Other works within the exhibition turn attention toward the internal processes through which identity is constructed.The bubble pieces explore the inner worlds we create for ourselves—spaces of protection, introspection, contemplation, and sometimes isolation; examining the inner worlds individuals create to navigate experience. The Maze Tail works focus on internal narratives and self-perception, using the image of the tiger's tail as a maze to suggest how the “tales” individuals tell themselves can shape their understanding of reality.
The Puzzle and Boxed works investigate the relationship between individual identity and collective structures. Like puzzle pieces, individuals often fit together to create something larger and meaningful. Families, communities, and societies function because people fulfil certain roles and expectations. Yet these same structures can also become limiting. The works question whether the spaces we occupy are ones we have consciously chosen or simply inherited, and whether stepping beyond them is an act of selfishness, courage, or self-discovery. The sculptural works extend these ideas beyond the canvas, bringing the metaphor of the box into physical space and into the viewer's world.
The Ghaytshe textile sculptures continue these questions through the lens of collective identity. Drawing from traditional Bhutanese forms, they depict animals and human figures marked with tiger stripes. The striped figures become symbols of collective aspiration, conformity, and shared ideals. They ask what happens when entire communities move toward a vision of success, beauty, or fulfillment that may have been inherited rather than chosen. Whether dancing, gathering, or transforming, the figures suggest the ways individuals are shaped not only by personal experiences but by the desires and narratives from broader cultural narratives.

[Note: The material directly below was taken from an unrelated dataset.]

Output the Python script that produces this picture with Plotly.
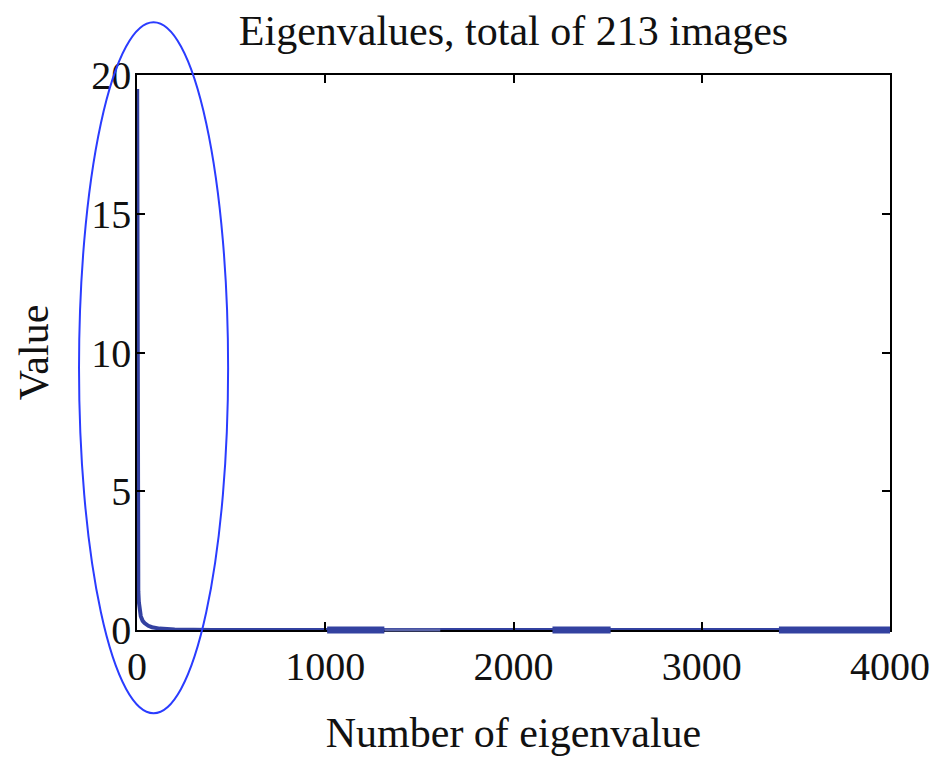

Throughout the exhibition, identity is presented not as something fixed, but as something continually negotiated. The tiger series as a recurring symbol through which questions of selfhood, perception, and transformation are explored. We are shaped by our upbringing, our relationships, our environments, our fears, our aspirations, and the stories we tell ourselves. Across paintings, sculptures, and textiles, the exhibition considers how identities are shaped by the environments we inhabit, the expectations we inherit, the stories we internalize. Some we embrace. Some we outgrow. Some we spend our lives questioning.
Rather than offering definitive conclusions, Dear Tiger invites reflection on the process of becoming. Like a letter that remains unfinished, the exhibition suggests that identity is never fully resolved, but is instead an exploration of the influences that shape us, the roles we inherit, the ideals we pursue, and the quiet conversations we have with ourselves along the way.